17 de fevereiro de 2022

A paixão dos livros

The Chess Players

«Cada libro, cada tomo que ves, tiene alma. El alma de quien lo escribió, y el alma de quienes lo leyeron y vivieron y soñaron con él. Cada vez que un libro cambia de manos, cada vez que alguien desliza la mirada por sus páginas, su espíritu crece y se hace fuerte.»
Carlos Ruíz Zafón, La sombra del viento (2001)

A paixão dos livros registada no meu universo de memórias é antigo. Antecedeu a minha capacidade de decifrar as palavras impressas a cheirar a tinta. Começou com a visão desses objetos mágicos que tinham o poder de contar histórias a quem os abria e desvendava. Revelavam-se nas vinhetas, tiras e pranchas publicadas todos os domingos n'O Primeiro de Janeiro. As bandas desenhadas d'O Janeirinho alimentaram-me a curiosidade de deslindar enredos mais elaboradas do que os revelados nos balões de pensamento ou de fala nas páginas dum jornal diário sediado no Porto.

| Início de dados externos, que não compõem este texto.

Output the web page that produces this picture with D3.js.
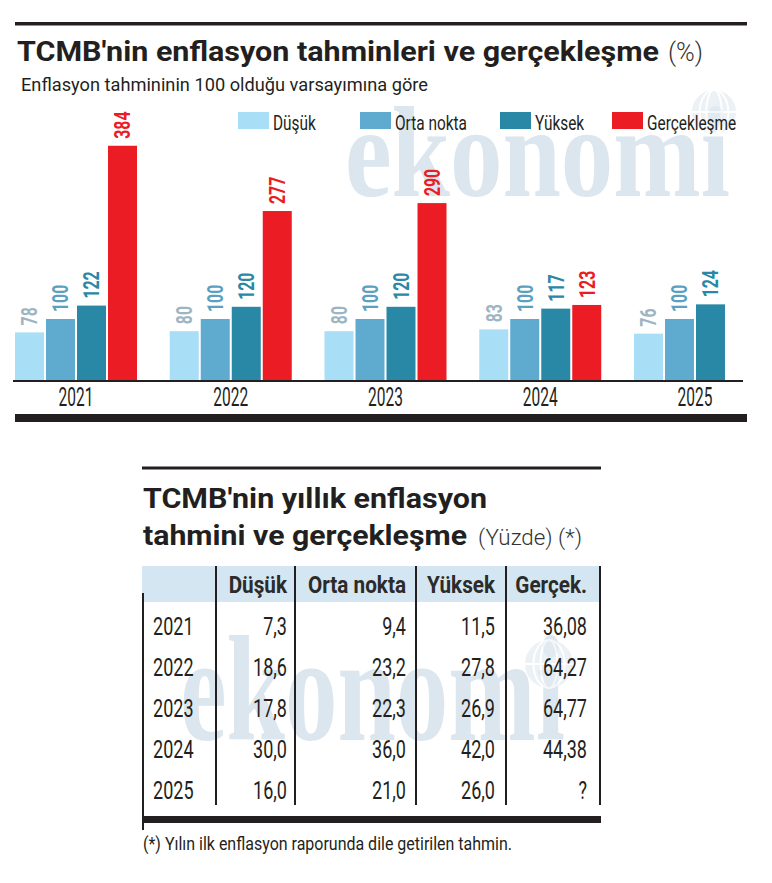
<!DOCTYPE html>
<html><head><meta charset="utf-8">
<script src="https://cdn.jsdelivr.net/npm/d3@7/dist/d3.min.js"></script>
<style>body{margin:0;background:#fff} svg{display:block}</style>
</head><body>
<svg id="c" width="772" height="883"></svg>
<script>
// ---------- DATA ----------
const years = ["2021", "2022", "2023", "2024", "2025"];
const seriesNames = ["Düşük", "Orta nokta", "Yüksek", "Gerçekleşme"];
const dusuk = [78, 80, 80, 83, 76];
const ortaNokta = [100, 100, 100, 100, 100];
const yuksek = [122, 120, 120, 117, 124];
const gerceklesme = [384, 277, 290, 123, null];

const tableHeaders = ["Düşük", "Orta nokta", "Yüksek", "Gerçek."];
const tDusuk = [7.3, 18.6, 17.8, 30.0, 16.0];
const tOrta = [9.4, 23.2, 22.3, 36.0, 21.0];
const tYuksek = [11.5, 27.8, 26.9, 42.0, 26.0];
const tGercek = [36.08, 64.27, 64.77, 44.38, null];

// ---------- STYLE ----------
const INK = "#231f20";
const FONT = "Roboto, 'Liberation Sans', sans-serif";
const barColors = ["#a8def6", "#5eabcf", "#2a88a7", "#ec1c24"];
const labelColors = ["#9db5c3", "#5b9fc1", "#2a87a6", "#ec1c24"];

const svg = d3.select("#c");
const trLocale = d3.formatLocale({decimal: ",", thousands: ".", grouping: [3], currency: ["", "₺"]});
const f1 = trLocale.format(".1f"), f2 = trLocale.format(".2f");

// ---------- WATERMARKS ----------
function watermark(x, yb, size, w) {
  svg.append("text").attr("x", x).attr("y", yb)
    .attr("font-family", "'Liberation Serif', 'DejaVu Serif', serif").attr("font-weight", "bold")
    .attr("font-size", size).attr("fill", "#dce6ee")
    .attr("textLength", w).attr("lengthAdjust", "spacingAndGlyphs").text("ekonomi");
}
function globe(cx, cy, r) {
  const g = svg.append("g").attr("opacity", 0.7);
  g.append("circle").attr("cx", cx).attr("cy", cy).attr("r", r).attr("fill", "#e4ecf2");
  [0.35, 0.65].forEach(t => g.append("ellipse").attr("cx", cx).attr("cy", cy)
    .attr("rx", r * t).attr("ry", r).attr("fill", "none").attr("stroke", "#fff").attr("stroke-width", 2));
  g.append("line").attr("x1", cx - r).attr("x2", cx + r).attr("y1", cy).attr("y2", cy).attr("stroke", "#fff").attr("stroke-width", 2);
}
watermark(345, 196, 130, 385);
globe(714, 112, 22);
watermark(180, 740, 150, 385);
globe(549, 664, 24);

// ---------- TOP CHART ----------
svg.append("rect").attr("x", 15).attr("y", 22).attr("width", 732).attr("height", 3.5).attr("fill", INK);
svg.append("text").attr("x", 17).attr("y", 61).attr("font-family", FONT).attr("font-weight", "bold")
  .attr("font-size", 28).attr("fill", INK).attr("textLength", 642).attr("lengthAdjust", "spacingAndGlyphs")
  .text("TCMB'nin enflasyon tahminleri ve gerçekleşme");
svg.append("text").attr("x", 668).attr("y", 61).attr("font-family", FONT).attr("font-weight", 300)
  .attr("font-size", 25).attr("fill", "#333").attr("textLength", 35).attr("lengthAdjust", "spacingAndGlyphs")
  .text("(%)");
svg.append("text").attr("x", 21).attr("y", 91).attr("font-family", FONT)
  .attr("font-size", 19).attr("fill", INK).attr("textLength", 407).attr("lengthAdjust", "spacingAndGlyphs")
  .text("Enflasyon tahmininin 100 olduğu varsayımına göre");

// legend
const legendX = [238, 360, 500, 612];
const leg = svg.append("g").selectAll("g").data(seriesNames).join("g")
  .attr("transform", (d, i) => `translate(${legendX[i]},112)`);
leg.append("rect").attr("width", 31).attr("height", 17).attr("fill", (d, i) => barColors[i]);
leg.append("text").attr("transform", "translate(35,18) scale(0.77,1)")
  .attr("font-family", FONT).attr("font-size", 20).attr("fill", INK).text(d => d);

// scales
const x0 = d3.scaleBand().domain(years).range([15, 756]).paddingInner(0.2116).paddingOuter(0);
const x1 = d3.scaleBand().domain(seriesNames).range([0, x0.bandwidth()]).paddingInner(0.065);
const y = d3.scaleLinear().domain([0, 400]).range([380, 136]);

const seriesVals = [dusuk, ortaNokta, yuksek, gerceklesme];
const barData = years.flatMap((yr, yi) => seriesNames.map((s, si) => ({yr, s, si, v: seriesVals[si][yi]})))
  .filter(d => d.v != null);

const bars = svg.append("g");
bars.selectAll("rect").data(barData).join("rect")
  .attr("x", d => x0(d.yr) + x1(d.s)).attr("width", x1.bandwidth())
  .attr("y", d => y(d.v)).attr("height", d => y(0) - y(d.v))
  .attr("fill", d => barColors[d.si]);

const LS = 22, LCAP = LS * 0.711;
bars.selectAll("text").data(barData).join("text")
  .attr("transform", d => `translate(${x0(d.yr) + x1(d.s) + x1.bandwidth() / 2 + LCAP / 2},${y(d.v) - 7}) rotate(-90) scale(0.72,1)`)
  .attr("font-family", FONT).attr("font-weight", "bold").attr("font-size", LS)
  .attr("fill", d => labelColors[d.si]).text(d => d.v);

// baseline + axis
svg.append("rect").attr("x", 13).attr("y", 380).attr("width", 730).attr("height", 2).attr("fill", INK);
const ax = svg.append("g").attr("transform", "translate(0,380)")
  .call(d3.axisBottom(x0).tickSize(0).tickPadding(0));
ax.select(".domain").remove();
ax.selectAll("text").attr("y", 26).attr("dy", 0).attr("font-size", 25).attr("font-family", FONT)
  .attr("fill", INK).attr("transform", "scale(0.62,1)");
svg.append("rect").attr("x", 15).attr("y", 414).attr("width", 732).attr("height", 8).attr("fill", INK);

// ---------- TABLE ----------
svg.append("rect").attr("x", 142).attr("y", 466.5).attr("width", 459).attr("height", 3).attr("fill", INK);
svg.append("text").attr("x", 143).attr("y", 508).attr("font-family", FONT).attr("font-weight", "bold")
  .attr("font-size", 28).attr("fill", INK).attr("textLength", 344).attr("lengthAdjust", "spacingAndGlyphs")
  .text("TCMB'nin yıllık enflasyon");
svg.append("text").attr("x", 143).attr("y", 545).attr("font-family", FONT).attr("font-weight", "bold")
  .attr("font-size", 28).attr("fill", INK).attr("textLength", 324).attr("lengthAdjust", "spacingAndGlyphs")
  .text("tahmini ve gerçekleşme");
svg.append("text").attr("x", 478).attr("y", 545).attr("font-family", FONT).attr("font-weight", 300)
  .attr("font-size", 22).attr("fill", "#333").attr("textLength", 104).attr("lengthAdjust", "spacingAndGlyphs")
  .text("(Yüzde) (*)");

svg.append("rect").attr("x", 142).attr("y", 566).attr("width", 459).attr("height", 36).attr("fill", "#d4e6f1");

const colRight = [287, 406, 495, 587];
const colLines = [216, 295, 416, 506, 600];
const rowY = d3.scaleBand().domain(years).range([605, 810]);
const rows = svg.append("g");
colLines.forEach(cx => rows.append("rect").attr("x", cx - 1).attr("y", 566).attr("width", 2).attr("height", 239).attr("fill", INK));
rows.append("rect").attr("x", 142).attr("y", 593).attr("width", 2).attr("height", 237).attr("fill", INK);

rows.selectAll("text.h").data(tableHeaders).join("text").attr("class", "h")
  .attr("transform", (d, i) => `translate(${colRight[i]},593) scale(0.9,1)`)
  .attr("text-anchor", "end").attr("font-family", FONT).attr("font-weight", "bold")
  .attr("font-size", 23).attr("fill", "#2b2b2b").text(d => d);

const tableCols = [tDusuk, tOrta, tYuksek, tGercek];
const cellData = years.flatMap((yr, yi) => tableCols.map((col, ci) => ({yr, ci, v: col[yi]})));
const base = d => rowY(d) + rowY.bandwidth() / 2 + 9.5;
rows.selectAll("text.yr").data(years).join("text").attr("class", "yr")
  .attr("transform", d => `translate(153,${base(d)}) scale(0.68,1)`)
  .attr("font-family", FONT).attr("font-size", 26.5).attr("fill", INK).text(d => d);
rows.selectAll("text.cell").data(cellData).join("text").attr("class", "cell")
  .attr("transform", d => `translate(${colRight[d.ci]},${base(d.yr)}) scale(0.68,1)`)
  .attr("text-anchor", "end").attr("font-family", FONT).attr("font-size", 26.5).attr("fill", INK)
  .text(d => d.v == null ? "?" : (d.ci === 3 ? f2(d.v) : f1(d.v)));

svg.append("rect").attr("x", 142).attr("y", 816).attr("width", 459).attr("height", 7).attr("fill", INK);
svg.append("text").attr("x", 143).attr("y", 850).attr("font-family", FONT)
  .attr("font-size", 19).attr("fill", INK).attr("textLength", 369).attr("lengthAdjust", "spacingAndGlyphs")
  .text("(*) Yılın ilk enflasyon raporunda dile getirilen tahmin.");
</script>
</body></html>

A paixão dos livros surgiu-me numa altura em que me faltavam livros para pôr na estante. Numa primeira fase resolvi o problema com os livros que a biblioteca de turma ia adquirindo semana após semana. Leitura parca para quem as histórias fingidas impressas com letra de forma eram cada vez mais importantes. A solução surgiu sobre rodas com a biblioteca itinerante da Gulbenkian que periodicamente visitava o burgo e perfumava o ambiente com o aroma inconfundível da tinta dos livros novinhos em folha. Depois vieram as bibliotecas fixas, mas isso já são contas doutros rosários.

A paixão dos livros nunca me transformou num rato de biblioteca. Sempre preferi ter os meus próprios livros para ir preenchendo os tempos livres e os muitos espaços ainda disponíveis duma única estante. Isso não me impediu de recorrer de vez em quando à biblioteca pública que alimentou a minha voracidade juvenil. Depois de esgotar a esmo a leitura dos livros de capa azul, cor-de-rosa ou de qualquer outra cor e géneros ali depositados, passei a ser mais restritivo nas escolhas. E assim o gosto pela leitura indiferenciada se foi moldando ao gosto pessoal que hoje tenho.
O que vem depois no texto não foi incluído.